▶ [Dataset excerpt]
..........

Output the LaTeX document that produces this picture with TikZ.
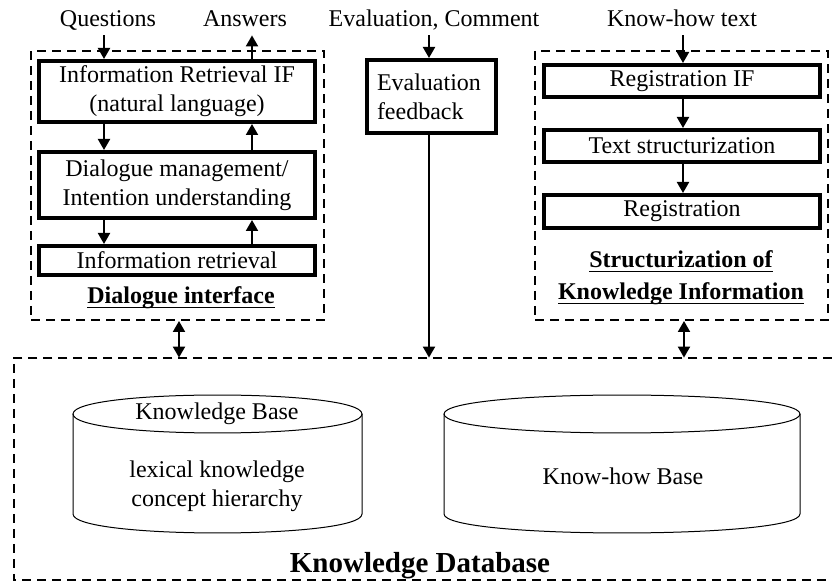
\documentclass[tikz,border=0pt]{standalone}
\usepackage{fontspec}
\setmainfont{Liberation Serif}
\usetikzlibrary{arrows.meta}

% underline that crosses descenders at a fixed depth
\newsavebox\ulinebox
\newcommand\ulined[1]{\sbox\ulinebox{#1}\rlap{\rule[-2pt]{\wd\ulinebox}{0.6pt}}\usebox\ulinebox}

\begin{document}
\begin{tikzpicture}[x=0.5pt,y=-0.5pt,
  every node/.style={font=\fontsize{12}{14.4}\selectfont, inner sep=0pt},
  thickbox/.style={draw, line width=2pt, align=center},
  groupbox/.style={draw, line width=1pt, dash pattern=on 4.5pt off 3pt},
  tip/.tip={Triangle[length=5.5pt,width=6pt]},
  arr/.style={line width=1pt, -tip},
  darr/.style={line width=1pt, tip-tip},
  lbl/.style={anchor=base, text depth=0pt},
  cyl/.style={line width=0.5pt}]
\useasboundingbox (0,0) rectangle (832,588);

% x positions of vertical connectors
\coordinate (qx) at (104,0);
\coordinate (ax) at (252,0);
\coordinate (ex) at (429,0);
\coordinate (kx) at (683,0);
\coordinate (dx) at (179,0);
\coordinate (sx) at (684,0);

% external inputs / outputs
\node[lbl] (q)  at (108,27) {Questions};
\node[lbl] (a)  at (245,27) {Answers};
\node[lbl] (ec) at (434,27) {Evaluation, Comment};
\node[lbl] (kt) at (682,27) {Know-how text};

% group frames
\node[groupbox, minimum width=146.5pt, minimum height=134.5pt] (dlg) at (177.5,185.5) {};
\node[groupbox, minimum width=146.5pt, minimum height=134.5pt] (sk)  at (681.5,185.5) {};

% dialogue interface
\node[thickbox, minimum width=138pt, minimum height=30.5pt] (irif) at (177,91.5)
  {Information Retrieval IF\\(natural language)};
\node[thickbox, minimum width=138pt, minimum height=33pt] (dm) at (177,185)
  {Dialogue management/\\Intention understanding};
\node[thickbox, minimum width=138pt, minimum height=14.5pt] (ir) at (177,260.5)
  {Information retrieval};
\node[lbl, font=\fontsize{12}{14.4}\selectfont\bfseries] (dlgl) at (181,304)
  {\ulined{Dialogue interface}};

% evaluation feedback
\node[draw, line width=2pt, align=left, text width=54.5pt, inner xsep=5pt,
      minimum height=36.5pt] (ev) at (431.5,96.5)
  {Evaluation\\feedback};

% structurization of knowledge information
\node[thickbox, minimum width=138pt, minimum height=16pt] (rif) at (682,81)
  {Registration IF};
\node[thickbox, minimum width=138pt, minimum height=16pt] (ts) at (682,146)
  {Text structurization};
\node[thickbox, minimum width=138pt, minimum height=16.5pt] (reg) at (682,211.5)
  {Registration};
\node[align=center, font=\fontsize{12}{16}\selectfont\bfseries] (skl) at (681,278)
  {\ulined{Structurization of}\\\ulined{Knowledge Information}};

% knowledge database frame (open on the right)
\node[minimum width=409pt, minimum height=111pt] (kd) at (423,469) {};
\draw[line width=1pt, dash pattern=on 4.5pt off 3pt]
  (kd.north east) -- (kd.north west) -- (kd.south west) -- (kd.south east);
\node[lbl, font=\fontsize{14.5}{17}\selectfont\bfseries] (kdl) at (420,573)
  {Knowledge Database};

% cylinders
\draw[cyl] (73,414) -- (73,514) .. controls (73,539.3) and (362,539.3) .. (362,514) -- (362,414);
\draw[cyl] (73,414) .. controls (73,388.7) and (362,388.7) .. (362,414)
  .. controls (362,439.3) and (73,439.3) .. (73,414) -- cycle;
\draw[cyl] (444,414) -- (444,514) .. controls (444,539.3) and (800,539.3) .. (800,514) -- (800,414);
\draw[cyl] (444,414) .. controls (444,388.7) and (800,388.7) .. (800,414)
  .. controls (800,439.3) and (444,439.3) .. (444,414) -- cycle;
\node (kbt) at (217,414) {Knowledge Base};
\node[align=center] (kbc) at (217,486) {lexical knowledge\\concept hierarchy};
\node (kh) at (623,476) {Know-how Base};

% connectors
\draw[arr, shorten <=4pt] (q.south -| qx) -- (irif.north -| qx);
\draw[arr, shorten >=4pt] (irif.north -| ax) -- (a.south -| ax);
\draw[arr] (irif.south -| qx) -- (dm.north -| qx);
\draw[arr] (dm.north -| ax) -- (irif.south -| ax);
\draw[arr] (dm.south -| qx) -- (ir.north -| qx);
\draw[arr] (ir.north -| ax) -- (dm.south -| ax);

\draw[arr, shorten <=4pt] (ec.south -| ex) -- (ev.north -| ex);
\draw[arr] (ev.south -| ex) -- (kd.north -| ex);

\draw[arr, shorten <=4pt] (kt.south -| kx) -- (rif.north -| kx);
\draw[arr] (rif.south -| kx) -- (ts.north -| kx);
\draw[arr] (ts.south -| kx) -- (reg.north -| kx);

\draw[darr] (dlg.south -| dx) -- (kd.north -| dx);
\draw[darr] (sk.south -| sx) -- (kd.north -| sx);
\end{tikzpicture}
\end{document}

..........

▶ [Do this]
Write the listing out a second time exactly, dropping all images.

▶ [Reply to the exercise]
Output the LaTeX document that produces this picture with TikZ.
\documentclass[tikz,border=0pt]{standalone}
\usepackage{fontspec}
\setmainfont{Liberation Serif}
\usetikzlibrary{arrows.meta}

% underline that crosses descenders at a fixed depth
\newsavebox\ulinebox
\newcommand\ulined[1]{\sbox\ulinebox{#1}\rlap{\rule[-2pt]{\wd\ulinebox}{0.6pt}}\usebox\ulinebox}

\begin{document}
\begin{tikzpicture}[x=0.5pt,y=-0.5pt,
  every node/.style={font=\fontsize{12}{14.4}\selectfont, inner sep=0pt},
  thickbox/.style={draw, line width=2pt, align=center},
  groupbox/.style={draw, line width=1pt, dash pattern=on 4.5pt off 3pt},
  tip/.tip={Triangle[length=5.5pt,width=6pt]},
  arr/.style={line width=1pt, -tip},
  darr/.style={line width=1pt, tip-tip},
  lbl/.style={anchor=base, text depth=0pt},
  cyl/.style={line width=0.5pt}]
\useasboundingbox (0,0) rectangle (832,588);

% x positions of vertical connectors
\coordinate (qx) at (104,0);
\coordinate (ax) at (252,0);
\coordinate (ex) at (429,0);
\coordinate (kx) at (683,0);
\coordinate (dx) at (179,0);
\coordinate (sx) at (684,0);

% external inputs / outputs
\node[lbl] (q)  at (108,27) {Questions};
\node[lbl] (a)  at (245,27) {Answers};
\node[lbl] (ec) at (434,27) {Evaluation, Comment};
\node[lbl] (kt) at (682,27) {Know-how text};

% group frames
\node[groupbox, minimum width=146.5pt, minimum height=134.5pt] (dlg) at (177.5,185.5) {};
\node[groupbox, minimum width=146.5pt, minimum height=134.5pt] (sk)  at (681.5,185.5) {};

% dialogue interface
\node[thickbox, minimum width=138pt, minimum height=30.5pt] (irif) at (177,91.5)
  {Information Retrieval IF\\(natural language)};
\node[thickbox, minimum width=138pt, minimum height=33pt] (dm) at (177,185)
  {Dialogue management/\\Intention understanding};
\node[thickbox, minimum width=138pt, minimum height=14.5pt] (ir) at (177,260.5)
  {Information retrieval};
\node[lbl, font=\fontsize{12}{14.4}\selectfont\bfseries] (dlgl) at (181,304)
  {\ulined{Dialogue interface}};

% evaluation feedback
\node[draw, line width=2pt, align=left, text width=54.5pt, inner xsep=5pt,
      minimum height=36.5pt] (ev) at (431.5,96.5)
  {Evaluation\\feedback};

% structurization of knowledge information
\node[thickbox, minimum width=138pt, minimum height=16pt] (rif) at (682,81)
  {Registration IF};
\node[thickbox, minimum width=138pt, minimum height=16pt] (ts) at (682,146)
  {Text structurization};
\node[thickbox, minimum width=138pt, minimum height=16.5pt] (reg) at (682,211.5)
  {Registration};
\node[align=center, font=\fontsize{12}{16}\selectfont\bfseries] (skl) at (681,278)
  {\ulined{Structurization of}\\\ulined{Knowledge Information}};

% knowledge database frame (open on the right)
\node[minimum width=409pt, minimum height=111pt] (kd) at (423,469) {};
\draw[line width=1pt, dash pattern=on 4.5pt off 3pt]
  (kd.north east) -- (kd.north west) -- (kd.south west) -- (kd.south east);
\node[lbl, font=\fontsize{14.5}{17}\selectfont\bfseries] (kdl) at (420,573)
  {Knowledge Database};

% cylinders
\draw[cyl] (73,414) -- (73,514) .. controls (73,539.3) and (362,539.3) .. (362,514) -- (362,414);
\draw[cyl] (73,414) .. controls (73,388.7) and (362,388.7) .. (362,414)
  .. controls (362,439.3) and (73,439.3) .. (73,414) -- cycle;
\draw[cyl] (444,414) -- (444,514) .. controls (444,539.3) and (800,539.3) .. (800,514) -- (800,414);
\draw[cyl] (444,414) .. controls (444,388.7) and (800,388.7) .. (800,414)
  .. controls (800,439.3) and (444,439.3) .. (444,414) -- cycle;
\node (kbt) at (217,414) {Knowledge Base};
\node[align=center] (kbc) at (217,486) {lexical knowledge\\concept hierarchy};
\node (kh) at (623,476) {Know-how Base};

% connectors
\draw[arr, shorten <=4pt] (q.south -| qx) -- (irif.north -| qx);
\draw[arr, shorten >=4pt] (irif.north -| ax) -- (a.south -| ax);
\draw[arr] (irif.south -| qx) -- (dm.north -| qx);
\draw[arr] (dm.north -| ax) -- (irif.south -| ax);
\draw[arr] (dm.south -| qx) -- (ir.north -| qx);
\draw[arr] (ir.north -| ax) -- (dm.south -| ax);

\draw[arr, shorten <=4pt] (ec.south -| ex) -- (ev.north -| ex);
\draw[arr] (ev.south -| ex) -- (kd.north -| ex);

\draw[arr, shorten <=4pt] (kt.south -| kx) -- (rif.north -| kx);
\draw[arr] (rif.south -| kx) -- (ts.north -| kx);
\draw[arr] (ts.south -| kx) -- (reg.north -| kx);

\draw[darr] (dlg.south -| dx) -- (kd.north -| dx);
\draw[darr] (sk.south -| sx) -- (kd.north -| sx);
\end{tikzpicture}
\end{document}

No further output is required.